The purpose of this work was to evaluate the feasibility and reproducibility of the spherical mean technique (SMT), a multi-compartmental diffusion model, in the spinal cord of healthy controls, and to assess its ability to improve spinal cord characterization in multiple sclerosis (MS) patients at 3 T. SMT was applied in the cervical spinal cord of eight controls and six relapsing-remitting MS patients. SMT provides an elegant framework to model the apparent axonal volume fraction v_ax , intrinsic diffusivity D_ax , and extra-axonal transverse diffusivity D_{ex_perp} (which is estimated as a function of v_ax and D_ax ) without confounds related to complex fiber orientation distribution that reside in diffusion MRI modeling. SMT's reproducibility was assessed with two different scans within a month, and SMT-derived indices in healthy and MS cohorts were compared. The influence of acquisition scheme on SMT was also evaluated. SMT's v_ax , D_ax , and D_{ex_perp} measurements all showed high reproducibility. A decrease in v_ax was observed at the site of lesions and normal appearing white matter (p < 0.05), and trends towards a decreased D_ax and increased D_{ex_perp} were seen. Importantly, a twofold reduction in acquisition yielded similarly high accuracy with SMT. SMT provides a fast, reproducible, and accurate method to improve characterization of the cervical spinal cord, and may have clinical potential for MS patients.
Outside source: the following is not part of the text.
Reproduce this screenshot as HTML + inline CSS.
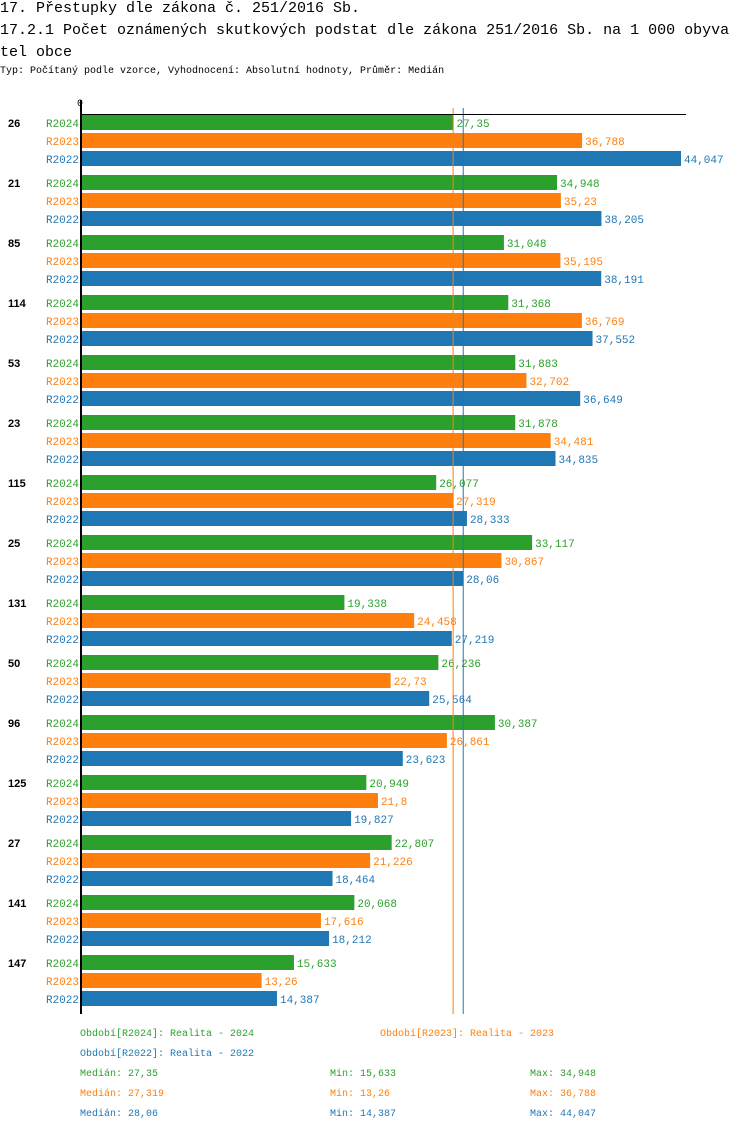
<!DOCTYPE html>
<html><head><meta charset="utf-8"><style>
body{margin:0;background:#fff;width:750px;height:1134px;overflow:hidden;font-family:"Liberation Mono",monospace}
.t{position:absolute;white-space:nowrap}
</style></head><body>
<div class="t" style="left:0;top:0;font-size:15px">17. Přestupky dle zákona č. 251/2016 Sb.</div>
<div class="t" style="left:0;top:20px;font-size:15px;line-height:22px;white-space:normal;word-break:break-all;width:735px">17.2.1 Počet oznámených skutkových podstat dle zákona 251/2016 Sb. na 1 000 obyvatel obce</div>
<div class="t" style="left:0;top:66px;font-size:10px">Typ: Počítaný podle vzorce, Vyhodnocení: Absolutní hodnoty, Průměr: Medián</div>
<svg id="c" width="750" height="1134" style="position:absolute;left:0;top:0"></svg>
<script>
const categories=["26","21","85","114","53","23","115","25","131","50","96","125","27","141","147"];
const seriesNames=["R2024","R2023","R2022"];
const r2024=[27.35,34.948,31.048,31.368,31.883,31.878,26.077,33.117,19.338,26.236,30.387,20.949,22.807,20.068,15.633];
const r2023=[36.788,35.23,35.195,36.769,32.702,34.481,27.319,30.867,24.458,22.73,26.861,21.8,21.226,17.616,13.26];
const r2022=[44.047,38.205,38.191,37.552,36.649,34.835,28.333,28.06,27.219,25.564,23.623,19.827,18.464,18.212,14.387];
const medians=[27.35,27.319,28.06];
const colors=["#2ca02c","#ff7f0e","#1f77b4"];
const NS="http://www.w3.org/2000/svg",svg=document.getElementById('c');
const x0=81,sc=600/44.047,x=v=>x0+v*sc,top0=115;
const fmt=v=>String(v).replace('.',',');
function mk(t,a,txt){const e=document.createElementNS(NS,t);for(const k in a)e.setAttribute(k,a[k]);if(txt!=null)e.textContent=txt;svg.appendChild(e);return e;}
const data=[r2024,r2023,r2022];
let e=mk('text',{x:x0-1,y:106,'font-size':10,'font-family':'Liberation Mono, monospace','text-anchor':'middle'},'0');

categories.forEach((c,i)=>{
  const gy=top0+i*60;
  e=mk('text',{x:8,y:gy+12,'font-size':11,'font-weight':'bold','font-family':'Liberation Sans, sans-serif'},c);
  
  data.forEach((arr,s)=>{
    const y=gy+s*18;
    e=mk('text',{x:79,y:y+12,'font-size':11,fill:colors[s],'text-anchor':'end','font-family':'Liberation Mono, monospace'},seriesNames[s]);
    
    e=mk('rect',{x:x0,y:y,width:x(arr[i])-x0,height:15,fill:colors[s]});
    
    e=mk('text',{x:x(arr[i])+3,y:y+12,'font-size':11,fill:colors[s],'font-family':'Liberation Mono, monospace'},fmt(arr[i]));
    
  });
});
[1,2].forEach(s=>{e=mk('line',{x1:x(medians[s]),x2:x(medians[s]),y1:108,y2:1014,stroke:colors[s],'stroke-width':1});
});
e=mk('line',{x1:x0,x2:686,y1:114.5,y2:114.5,stroke:'#000','stroke-width':1});

e=mk('line',{x1:x0,x2:x0,y1:100,y2:1014,stroke:'#000','stroke-width':2});

</script>
<div style="font-size:10px">
<div class="t" style="left:80px;top:1029px;color:#2ca02c">Období[R2024]: Realita - 2024</div>
<div class="t" style="left:380px;top:1029px;color:#ff7f0e">Období[R2023]: Realita - 2023</div>
<div class="t" style="left:80px;top:1049px;color:#1f77b4">Období[R2022]: Realita - 2022</div>
<div class="t" style="left:80px;top:1069px;color:#2ca02c">Medián: 27,35</div>
<div class="t" style="left:330px;top:1069px;color:#2ca02c">Min: 15,633</div>
<div class="t" style="left:530px;top:1069px;color:#2ca02c">Max: 34,948</div>
<div class="t" style="left:80px;top:1089px;color:#ff7f0e">Medián: 27,319</div>
<div class="t" style="left:330px;top:1089px;color:#ff7f0e">Min: 13,26</div>
<div class="t" style="left:530px;top:1089px;color:#ff7f0e">Max: 36,788</div>
<div class="t" style="left:80px;top:1109px;color:#1f77b4">Medián: 28,06</div>
<div class="t" style="left:330px;top:1109px;color:#1f77b4">Min: 14,387</div>
<div class="t" style="left:530px;top:1109px;color:#1f77b4">Max: 44,047</div>
</div>
</body></html>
Keywords: axon; diffusion; multiple sclerosis; spherical mean technique; spinal cord; volume fraction.

Figure 1. SMT-Derived Maps and Reproducibility in Controls

From left to right, the averaged map, the standard deviation map, and the histograms of all white mater voxels over all controls for scan 1 and scan 2 are shown for (a) v_ax, (b) D_ax, and (c) D_{ex_perp}.

Figure 2. Example SMT-Derived Maps in MS

Anatomical images (top), SMT-derived maps v_ax (second row), D_ax (third row), and D_{ex_perp} (bottom) are displayed for control (left, 24-years-old) and two patients. MS patient 1 (middle), 46-years-old, EDSS 2 and duration of disease of 17 years, highlights a decreased v_ax, D_ax and increased D_{ex_perp} at the site of the lesion (black arrow) in the left lateral column. MS patient 2 (right), 36-years-old, EDSS 2.5 and duration of disease 8 years, demonstrates similar trends in v_ax and D_ax to the MS patient 1.

Figure 3. Application of SMT in MS Cohort

Boxplots highlighting the median, 25^th and 75^th percentiles over controls (WM) and MS patients (lesions and NAWM) for (a) v_ax, (b) D_ax, and (c) D_{ex_perp}. Mean values from each subject plotted and asterisks indicate significant differences between the groups.

Figure 4. Effect of Reduced Acquisition Schemes on SMT-Derived Parameters

(a) Corresponding v_ax maps for a healthy control for full 18 min acquisition (left), along with reduced data acquisition schemes of 12 minutes, 9 minutes and 6 minutes (right). Bias maps, with respect to full acquisition schemes, are shown below each subsampled scheme and demonstrate that there is an increased bias in v_ax with reduced acquisition times, but with fairly negligible differences between the 2/3 and 1/2 acquisition. (b) Mean root mean squared error (RMSE) for v_ax in white matter over all of the controls, with error bars plotting the inter-subject variability. (c) D_ax maps, with bias maps below, for same reduced acquisition times as shown in (a). (d) RMSE of D_ax increases with reduced acquisition. (e) D_{ex_perp} maps, with bias maps below, for same reduced acquisition times as shown in (a). (f) An increase in RMSE for D_{ex_perp} is observed with reduced acquisition times.

Figure 5. Effect of Reduced Acquisition Schemes on v_ax, D_ax, and D_{ex_perp} in MS Patient

From left to right, the SMT-derived (a) v_ax map, (b) D_ax map, and (c) D_{ex_perp} map are shown with the fully acquired dataset, 2/3 acquisition, 1/2 acquisition, and 1/3 acquisition. With decreases in acquisition time, SMT does not lose sensitivity to distinguish lesions from NAWM. The same patient, as in Figure 2 (MS patient 1), is shown.